→ DIRECTIONS: Locate the lines where "code" occurs and copy them as they stand.

→ GIVEN INFORMATION:
════

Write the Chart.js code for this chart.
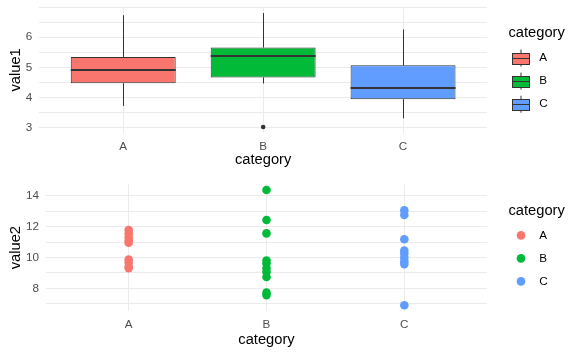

════

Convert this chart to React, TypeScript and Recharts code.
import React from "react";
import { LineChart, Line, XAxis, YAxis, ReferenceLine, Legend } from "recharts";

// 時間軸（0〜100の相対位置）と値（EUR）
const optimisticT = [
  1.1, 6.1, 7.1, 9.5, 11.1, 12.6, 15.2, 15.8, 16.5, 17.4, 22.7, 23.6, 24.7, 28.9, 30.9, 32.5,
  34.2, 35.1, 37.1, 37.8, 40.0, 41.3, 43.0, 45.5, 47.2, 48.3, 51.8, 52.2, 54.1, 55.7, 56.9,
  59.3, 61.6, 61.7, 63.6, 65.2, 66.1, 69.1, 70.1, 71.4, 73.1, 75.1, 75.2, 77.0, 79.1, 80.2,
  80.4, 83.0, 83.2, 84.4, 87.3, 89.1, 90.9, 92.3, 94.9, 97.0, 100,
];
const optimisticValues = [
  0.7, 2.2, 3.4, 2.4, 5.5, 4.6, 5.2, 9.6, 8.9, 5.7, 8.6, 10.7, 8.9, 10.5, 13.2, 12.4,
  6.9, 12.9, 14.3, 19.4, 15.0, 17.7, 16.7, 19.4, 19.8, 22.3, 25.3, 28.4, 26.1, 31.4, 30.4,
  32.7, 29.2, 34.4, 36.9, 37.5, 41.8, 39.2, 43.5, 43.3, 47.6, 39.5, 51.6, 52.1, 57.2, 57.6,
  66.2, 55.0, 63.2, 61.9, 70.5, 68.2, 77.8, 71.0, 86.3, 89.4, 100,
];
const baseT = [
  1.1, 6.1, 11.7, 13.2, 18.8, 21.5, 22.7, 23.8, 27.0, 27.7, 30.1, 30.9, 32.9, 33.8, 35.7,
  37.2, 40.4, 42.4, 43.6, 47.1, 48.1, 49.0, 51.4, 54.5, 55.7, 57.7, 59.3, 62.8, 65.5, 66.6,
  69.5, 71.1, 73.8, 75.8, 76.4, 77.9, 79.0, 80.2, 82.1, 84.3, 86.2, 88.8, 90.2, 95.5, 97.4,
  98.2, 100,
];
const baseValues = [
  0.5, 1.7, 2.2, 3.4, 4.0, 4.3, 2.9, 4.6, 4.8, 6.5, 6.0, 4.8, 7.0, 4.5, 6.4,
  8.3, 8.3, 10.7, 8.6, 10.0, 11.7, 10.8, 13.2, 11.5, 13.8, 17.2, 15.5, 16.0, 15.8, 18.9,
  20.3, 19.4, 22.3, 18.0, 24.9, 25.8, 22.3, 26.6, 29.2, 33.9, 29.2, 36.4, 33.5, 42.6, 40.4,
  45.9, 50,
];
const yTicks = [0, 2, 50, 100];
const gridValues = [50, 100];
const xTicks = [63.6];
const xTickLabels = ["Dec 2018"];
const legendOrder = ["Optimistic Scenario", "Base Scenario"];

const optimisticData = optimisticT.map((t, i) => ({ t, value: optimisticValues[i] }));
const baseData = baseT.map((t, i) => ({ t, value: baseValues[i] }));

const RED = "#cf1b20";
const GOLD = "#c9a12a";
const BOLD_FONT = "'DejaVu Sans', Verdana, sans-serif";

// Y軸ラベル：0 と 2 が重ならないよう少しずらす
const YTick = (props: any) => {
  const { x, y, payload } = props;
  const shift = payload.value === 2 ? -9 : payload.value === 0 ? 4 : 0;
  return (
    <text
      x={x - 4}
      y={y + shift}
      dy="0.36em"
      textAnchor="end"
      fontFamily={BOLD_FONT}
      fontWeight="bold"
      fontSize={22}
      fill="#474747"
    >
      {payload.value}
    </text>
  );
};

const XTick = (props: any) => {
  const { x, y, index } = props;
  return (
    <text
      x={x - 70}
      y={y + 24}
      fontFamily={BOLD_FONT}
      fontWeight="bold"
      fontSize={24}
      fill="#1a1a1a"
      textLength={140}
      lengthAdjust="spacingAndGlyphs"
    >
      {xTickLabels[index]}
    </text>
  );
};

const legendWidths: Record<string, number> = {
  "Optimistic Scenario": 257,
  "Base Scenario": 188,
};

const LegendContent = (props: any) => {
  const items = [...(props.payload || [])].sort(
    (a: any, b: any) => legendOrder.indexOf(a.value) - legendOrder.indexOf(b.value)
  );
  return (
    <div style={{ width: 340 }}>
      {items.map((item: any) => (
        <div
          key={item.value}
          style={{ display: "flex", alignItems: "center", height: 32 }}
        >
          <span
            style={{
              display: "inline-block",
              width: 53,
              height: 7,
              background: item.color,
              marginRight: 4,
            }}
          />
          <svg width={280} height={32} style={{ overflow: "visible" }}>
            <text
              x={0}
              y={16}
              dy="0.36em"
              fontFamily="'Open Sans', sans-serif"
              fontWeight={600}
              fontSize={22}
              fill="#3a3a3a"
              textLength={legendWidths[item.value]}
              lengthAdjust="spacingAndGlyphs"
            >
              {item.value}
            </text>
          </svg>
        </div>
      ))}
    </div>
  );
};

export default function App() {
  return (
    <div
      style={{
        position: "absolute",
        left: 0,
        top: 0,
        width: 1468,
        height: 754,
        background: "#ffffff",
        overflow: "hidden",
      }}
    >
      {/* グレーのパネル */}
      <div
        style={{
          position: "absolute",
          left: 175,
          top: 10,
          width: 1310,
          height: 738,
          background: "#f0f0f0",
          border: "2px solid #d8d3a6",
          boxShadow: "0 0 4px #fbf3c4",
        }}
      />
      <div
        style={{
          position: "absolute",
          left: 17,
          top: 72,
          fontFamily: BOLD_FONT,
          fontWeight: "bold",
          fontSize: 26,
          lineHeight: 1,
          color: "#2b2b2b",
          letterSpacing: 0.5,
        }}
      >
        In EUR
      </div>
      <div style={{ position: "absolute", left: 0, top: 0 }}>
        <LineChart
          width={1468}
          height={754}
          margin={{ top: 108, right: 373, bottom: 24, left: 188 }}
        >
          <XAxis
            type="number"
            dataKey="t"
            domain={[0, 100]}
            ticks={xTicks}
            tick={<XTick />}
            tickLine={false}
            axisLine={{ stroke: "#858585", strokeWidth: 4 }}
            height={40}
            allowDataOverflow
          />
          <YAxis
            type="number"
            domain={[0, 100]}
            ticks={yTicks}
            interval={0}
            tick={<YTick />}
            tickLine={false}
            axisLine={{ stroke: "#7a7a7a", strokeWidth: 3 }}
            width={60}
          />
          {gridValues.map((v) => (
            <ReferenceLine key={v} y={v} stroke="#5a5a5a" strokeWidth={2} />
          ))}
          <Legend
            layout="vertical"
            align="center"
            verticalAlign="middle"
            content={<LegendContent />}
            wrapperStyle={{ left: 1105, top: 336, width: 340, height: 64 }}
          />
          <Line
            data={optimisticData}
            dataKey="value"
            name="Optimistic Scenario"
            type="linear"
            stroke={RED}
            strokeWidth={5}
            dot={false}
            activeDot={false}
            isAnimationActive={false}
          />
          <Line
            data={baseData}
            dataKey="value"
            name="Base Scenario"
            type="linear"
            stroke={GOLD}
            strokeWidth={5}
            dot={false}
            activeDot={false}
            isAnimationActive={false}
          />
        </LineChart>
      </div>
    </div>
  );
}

════

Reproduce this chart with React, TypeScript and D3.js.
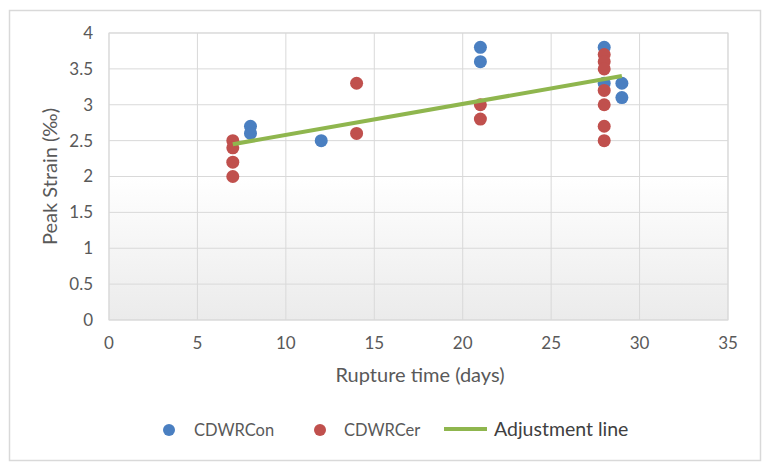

════

→ EXERCISE SOLUTION:
Write the Chart.js code for this chart.
Convert this chart to React, TypeScript and Recharts code.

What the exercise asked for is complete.